Chief executive Olaf Swantee said: “We have started to see EE become known for having a great network which will give us long-term benefits and advantages. The launch of 4G has been instrumental for us and we are on track with plans around 4G.”

But Steven Hartley, principal analyst at Ovum, said the latest results show that the firm still faces “huge challenges”.

“It is what the results don’t say that seems most telling,” he said. “If customer uptake was far ahead of expectation, then we would hear about it.

“We therefore have to conclude that uptake has not been spectacular.
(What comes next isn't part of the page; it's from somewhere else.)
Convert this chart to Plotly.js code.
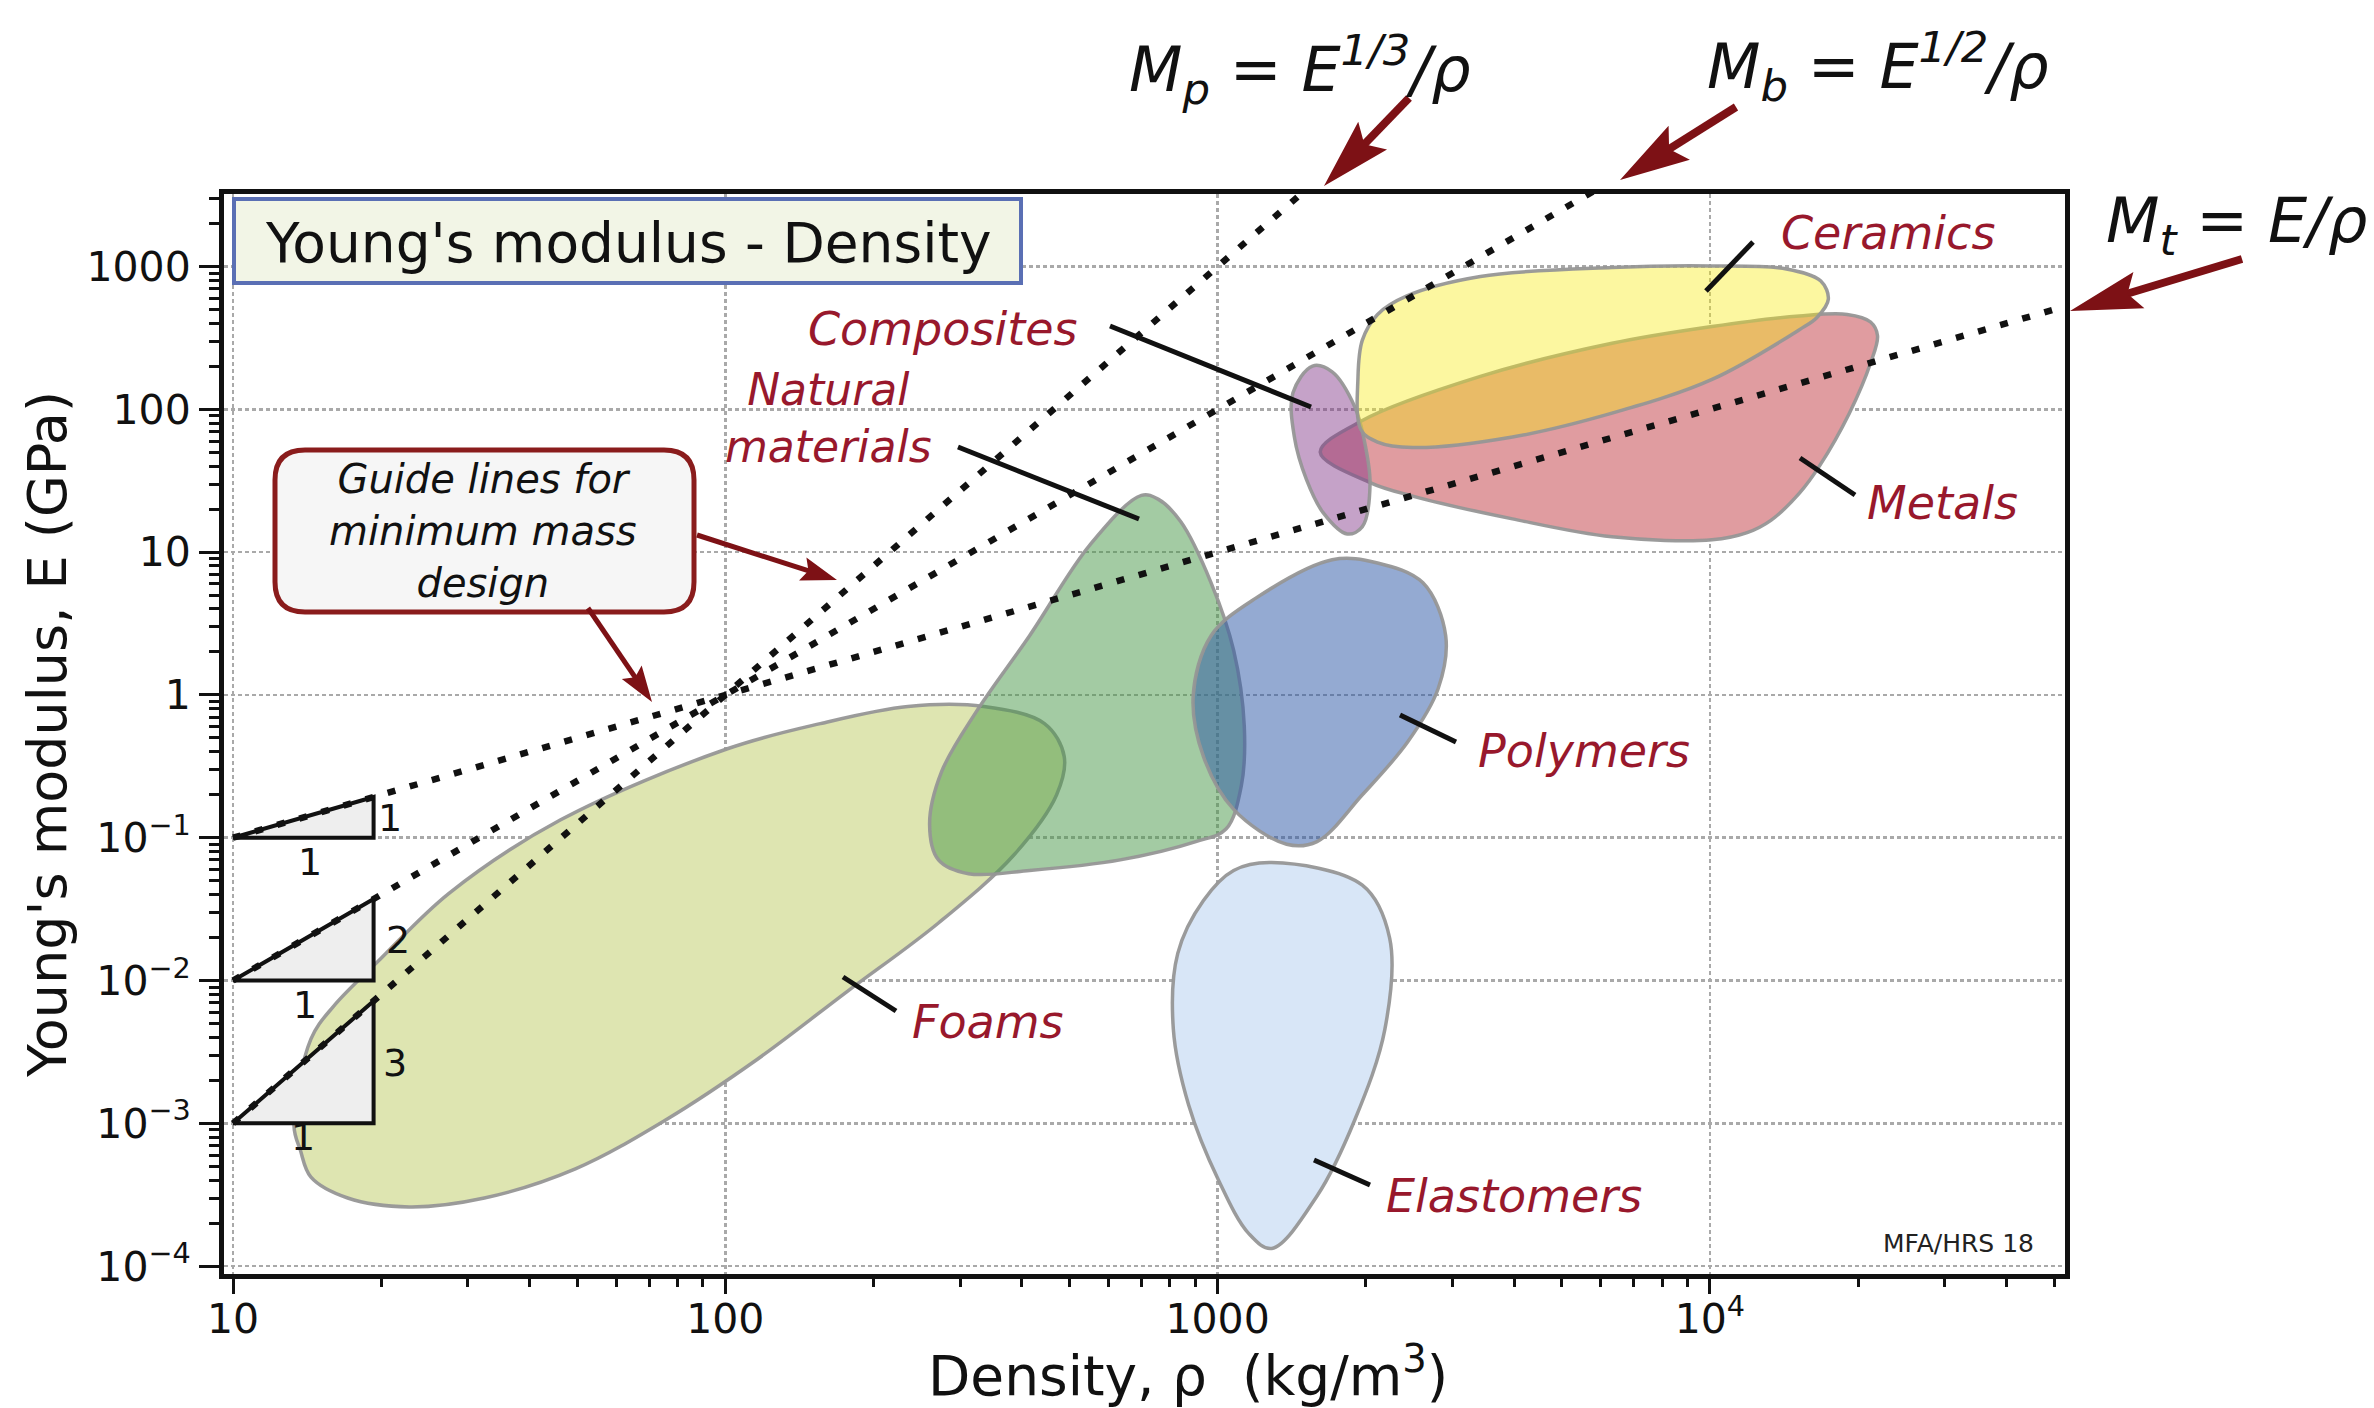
<!DOCTYPE html>
<html><head><meta charset="utf-8">
<script src="https://cdn.plot.ly/plotly-3.0.1.min.js"></script>
<style>html,body{margin:0;padding:0;background:#fff;}</style>
</head><body><div id="chart" style="width:2374px;height:1408px;"></div>
<script>
// ---------- data (density kg/m3, modulus GPa) ----------
const foamRho = [13.3, 14.4, 16.0, 19.9, 27.5, 46.2, 101, 156, 235, 335, 445, 488, 471, 386, 271, 177, 116, 75.8, 49.6, 32.4, 22.8, 17.1, 14.4, 13.7];
const foamE   = [0.00096, 0.0039, 0.0066, 0.0141, 0.041, 0.133, 0.42, 0.63, 0.83, 0.83, 0.63, 0.37, 0.20, 0.076, 0.0253, 0.0084, 0.0028, 0.00106, 0.00048, 0.00030, 0.00026, 0.00030, 0.00042, 0.00065];

const natRho = [700, 551, 415, 324, 275, 260, 271, 312, 415, 634, 903, 1040, 1117, 1133, 1078, 970, 842, 757];
const natE   = [25, 11.3, 2.6, 0.77, 0.29, 0.124, 0.070, 0.056, 0.059, 0.070, 0.094, 0.115, 0.23, 0.60, 2.05, 6.1, 16.3, 23.5];

const polyRho = [1709, 2113, 2613, 2906, 2806, 2434, 1968, 1592, 1381, 1078, 936, 892, 970, 1200];
const polyE   = [8.85, 8.4, 6.1, 2.6, 1.11, 0.47, 0.20, 0.094, 0.090, 0.158, 0.37, 0.98, 2.6, 4.8];

const elastRho = [1288, 1968, 2236, 2187, 1900, 1592, 1288, 1157, 1005, 873, 813, 830, 936, 1078];
const elastE   = [0.067, 0.0465, 0.0198, 0.00457, 0.00106, 0.00031, 0.000133, 0.000169, 0.000398, 0.00135, 0.00457, 0.0155, 0.0364, 0.059];

const compRho = [1559, 1709, 1900, 1983, 2040, 1968, 1834, 1638, 1515, 1432, 1422];
const compE   = [201, 183, 104, 62, 30, 15.1, 13.4, 18.9, 32.3, 64, 130];

const metRho = [1616, 1968, 3418, 6327, 10100, 15200, 19000, 21200, 21900, 21200, 19200, 16700, 15200, 13300, 11900, 10100, 6327, 3971, 2489, 2040];
const metE   = [50.1, 83.5, 170, 290, 380, 451, 462, 409, 328, 211, 94, 40.2, 25.9, 16.7, 13.7, 12.2, 12.8, 17.1, 24.7, 30.7];

const cerRho = [1955, 1928, 1968, 2113, 2418, 3418, 6327, 10100, 14300, 16800, 17400, 16500, 15200, 10100, 6327, 3971, 2489, 2113];
const cerE   = [72, 166, 305, 462, 620, 851, 985, 1009, 961, 791, 590, 440, 361, 162, 94, 64, 54, 59];

// guide lines (E/rho, E^1/2/rho, E^1/3/rho) - end points
const guideTRho = [10, 60000];  const guideTE = [0.1, 600];
const guideBRho = [10, 8000];   const guideBE = [0.01, 6400];
const guidePRho = [10, 2000];   const guidePE = [0.001, 8000];

// slope triangles
const triRho = [10, 19.3, 19.3, 10];
const tri1E  = [0.1, 0.1, 0.193, 0.1];
const tri2E  = [0.01, 0.01, 0.0372, 0.01];
const tri3E  = [0.001, 0.001, 0.00719, 0.001];

// ticks
const xTickVals = [10, 100, 1000, 10000];
const xTickText = ['10', '100', '1000', '10<sup>4</sup>'];
const yTickVals = [1e-4, 1e-3, 1e-2, 1e-1, 1, 10, 100, 1000];
const yTickText = ['10<sup>\u22124</sup>', '10<sup>\u22123</sup>', '10<sup>\u22122</sup>', '10<sup>\u22121</sup>', '1', '10', '100', '1000'];

// ---------- layout helpers ----------
const ML = 224, MT = 194, PW = 1841, PH = 1080;
const px = X => (X - ML) / PW;
const py = Y => (MT + PH - Y) / PH;
const FONT = 'DejaVu Sans, Liberation Sans, sans-serif';
const RED = '#98182c';
const ARROW = '#7d1115';

function minorVals(d0, d1, maxV) {
  const out = [];
  for (let d = d0; d <= d1; d++) for (let k = 2; k <= 9; k++) { const v = k * Math.pow(10, d); if (v <= maxV) out.push(v); }
  return out;
}

function region(name, xs, ys, fill) {
  return {type: 'scatter', mode: 'lines', name, x: xs.concat([xs[0]]), y: ys.concat([ys[0]]),
    fill: 'toself', fillcolor: fill,
    line: {color: 'rgba(150,150,150,0.95)', width: 3.5, shape: 'spline', smoothing: 1},
    hoverinfo: 'skip', showlegend: false};
}
function tri(xs, ys) {
  return {type: 'scatter', mode: 'lines', x: xs, y: ys, fill: 'toself', fillcolor: '#eeeeee',
    line: {color: '#111', width: 4}, hoverinfo: 'skip', showlegend: false};
}
function guide(xs, ys) {
  return {type: 'scatter', mode: 'lines', x: xs, y: ys,
    line: {color: '#111', width: 6.5, dash: '8px,15px'}, hoverinfo: 'skip', showlegend: false};
}

const traces = [
  region('Foams', foamRho, foamE, '#dee5b1'),
  region('Natural materials', natRho, natE, 'rgba(71,151,71,0.5)'),
  region('Polymers', polyRho, polyE, 'rgba(41,85,165,0.5)'),
  region('Elastomers', elastRho, elastE, '#d8e6f7'),
  region('Metals', metRho, metE, '#e09ca0'),
  region('Composites', compRho, compE, 'rgba(127,49,133,0.45)'),
  region('Ceramics', cerRho, cerE, 'rgba(248,235,18,0.4)'),
  tri(triRho, tri1E), tri(triRho, tri2E), tri(triRho, tri3E),
  guide(guideTRho, guideTE), guide(guideBRho, guideBE), guide(guidePRho, guidePE)
];

function arrowShapes(x1, y1, x2, y2, shaftW, headLen, headHalf, notch) {
  const dx = x2 - x1, dy = y2 - y1, len = Math.hypot(dx, dy), ux = dx / len, uy = dy / len;
  const nx = -uy, ny = ux;
  const bx = x2 - ux * headLen, by = y2 - uy * headLen;
  const c1 = [bx + nx * headHalf, by + ny * headHalf], c2 = [bx - nx * headHalf, by - ny * headHalf];
  const nb = [bx + ux * notch, by + uy * notch];
  return [
    {type: 'line', xref: 'paper', yref: 'paper', x0: px(x1), y0: py(y1), x1: px(nb[0] + ux * 2), y1: py(nb[1] + uy * 2), line: {color: ARROW, width: shaftW}},
    {type: 'path', xref: 'paper', yref: 'paper',
      path: `M ${px(x2)} ${py(y2)} L ${px(c1[0])} ${py(c1[1])} L ${px(nb[0])} ${py(nb[1])} L ${px(c2[0])} ${py(c2[1])} Z`,
      fillcolor: ARROW, line: {width: 0}}
  ];
}
function lead(x1, y1, x2, y2) {
  return {type: 'line', xref: 'paper', yref: 'paper', x0: px(x1), y0: py(y1), x1: px(x2), y1: py(y2), line: {color: '#111', width: 5}};
}
function roundRect(x0, y0, x1, y1, r) {
  const P = (X, Y) => `${px(X)} ${py(Y)}`;
  return `M ${P(x0 + r, y0)} L ${P(x1 - r, y0)} Q ${P(x1, y0)} ${P(x1, y0 + r)} L ${P(x1, y1 - r)} Q ${P(x1, y1)} ${P(x1 - r, y1)} L ${P(x0 + r, y1)} Q ${P(x0, y1)} ${P(x0, y1 - r)} L ${P(x0, y0 + r)} Q ${P(x0, y0)} ${P(x0 + r, y0)} Z`;
}

const shapes = [
  {type: 'rect', xref: 'paper', yref: 'paper', x0: px(234), x1: px(1021), y0: py(199), y1: py(283), fillcolor: '#f2f5e6', line: {color: '#5a6fb4', width: 4}},
  {type: 'path', xref: 'paper', yref: 'paper', path: roundRect(275, 450, 694, 612, 30), fillcolor: '#f6f6f6', line: {color: '#8a1c1c', width: 5}},
  lead(1110, 326, 1311, 407),
  lead(958, 447, 1139, 519),
  lead(843, 977, 896, 1011),
  lead(1400, 715, 1456, 742),
  lead(1314, 1160, 1370, 1185),
  lead(1753, 242, 1706, 291),
  lead(1800, 458, 1855, 495),
  ...arrowShapes(1409, 98, 1324, 186, 8, 70, 20, 12),
  ...arrowShapes(1736, 107, 1620, 180, 8, 70, 20, 12),
  ...arrowShapes(2242, 259, 2070, 311, 8, 72, 19, 12),
  ...arrowShapes(697, 535, 837, 580, 5, 36, 12, 6),
  ...arrowShapes(588, 608, 652, 702, 5, 36, 12, 6)
];

function txt(text, X, Y, size, color, extra) {
  return Object.assign({xref: 'paper', yref: 'paper', x: px(X), y: py(Y), xanchor: 'center', yanchor: 'middle',
    text, showarrow: false, font: {family: FONT, size, color}}, extra || {});
}

const annotations = [
  txt("Young's modulus - Density", 628, 243, 55, '#111'),
  txt('<i>Guide lines for<br>minimum mass<br>design</i>', 483, 531, 40, '#111'),
  txt('<i>Composites</i>', 942, 329, 46, RED),
  txt('<i>Natural<br>materials</i>', 828, 418, 44, RED),
  txt('<i>Foams</i>', 988, 1022, 46, RED),
  txt('<i>Polymers</i>', 1584, 751, 46, RED),
  txt('<i>Elastomers</i>', 1514, 1196, 46, RED),
  txt('<i>Ceramics</i>', 1888, 233, 46, RED),
  txt('<i>Metals</i>', 1942, 503, 46, RED),
  txt('<i>M<sub>p</sub> = E<sup>1/3</sup>/\u03c1</i>', 1300, 70, 62, '#111'),
  txt('<i>M<sub>b</sub> = E<sup>1/2</sup>/\u03c1</i>', 1878, 66, 62, '#111'),
  txt('<i>M<sub>t</sub> = E/\u03c1</i>', 2236, 225, 62, '#111'),
  txt('1', 390, 818, 38, '#111'),
  txt('1', 310, 862, 38, '#111'),
  txt('2', 398, 940, 38, '#111'),
  txt('1', 305, 1005, 38, '#111'),
  txt('3', 395, 1063, 38, '#111'),
  txt('1', 303, 1137, 38, '#111'),
  txt('MFA/HRS 18', 1958, 1243, 25, '#222'),
  // x-axis title (placed as annotation so it can sit off-centre like the reference)
  txt('Density, \u03c1\u00a0\u00a0(kg/m<sup>3</sup>)', 1188, 1372, 55, '#111')
];

const axisCommon = {
  type: 'log', tickmode: 'array', ticks: 'outside', tickwidth: 3, tickcolor: '#111',
  showline: true, linewidth: 5, linecolor: '#111', mirror: true,
  showgrid: true, gridcolor: '#a9a9a9', gridwidth: 2.5, griddash: '4px,3px',
  zeroline: false, automargin: false, fixedrange: true,
  tickfont: {family: FONT, size: 41, color: '#111'}
};

const layout = {
  width: 2374, height: 1408,
  margin: {l: ML, r: 2374 - ML - PW, t: MT, b: 1408 - MT - PH},
  paper_bgcolor: '#fff', plot_bgcolor: '#fff',
  showlegend: false,
  font: {family: FONT, color: '#111'},
  xaxis: Object.assign({}, axisCommon, {
    range: [0.9817, 4.7213], tickvals: xTickVals, ticktext: xTickText, ticklen: 15, ticklabelstandoff: -10,
    minor: {tickmode: 'array', tickvals: minorVals(1, 4, 60000), ticks: 'outside', ticklen: 8, tickwidth: 3, tickcolor: '#111', showgrid: false}
  }),
  yaxis: Object.assign({}, axisCommon, {
    range: [-4.055, 3.508], tickvals: yTickVals, ticktext: yTickText, ticklen: 20,
    minor: {tickmode: 'array', tickvals: minorVals(-4, 3, 3400), ticks: 'outside', ticklen: 10, tickwidth: 3, tickcolor: '#111', showgrid: false},
    title: {text: "Young's modulus, E (GPa)", font: {family: FONT, size: 54, color: '#111'}, standoff: 4}
  }),
  shapes, annotations
};

Plotly.newPlot('chart', traces, layout, {staticPlot: true, displayModeBar: false});
</script></body></html>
That doesn’t make it a disaster, just not necessarily fully optimising its monopoly position.”

He said the firm may have made a mistake by seeking to charge a premium for 4G – customers choosing the faster internet option are paying about 10 per cent more on average – when experience in markets such as the US and Japan suggests most customers will not pay extra.

“We have argued for years that charging a premium for LTE [super-fast broadband] services may appease investors fearful of ‘telcos’ losing their traditional 
licence to print money, but it will not generate customer uptake where 3G is well embedded,” Hartley said.

He added: “EE must not underestimate the importance of tariff strategy in seizing its first mover advantage.”

EE, which has more than 26 million customers, said it would continue to “rapidly” roll out 4G with the network expected to cover 65 towns and cities and 55 per cent of the population by June.

The group’s rivals – including O2, Three and Vodafone – had threatened to go to court over telecoms regulator Ofcom’s decision to allow the company to be the only 4G operator in the UK until the spring.

But the competitors decided against legal action and will launch their own 4G services in the coming months.

EE’s owners Deutsche Telekom and France Telecom are thought to be considering a 
flotation of the business this year, although both would likely retain large stakes.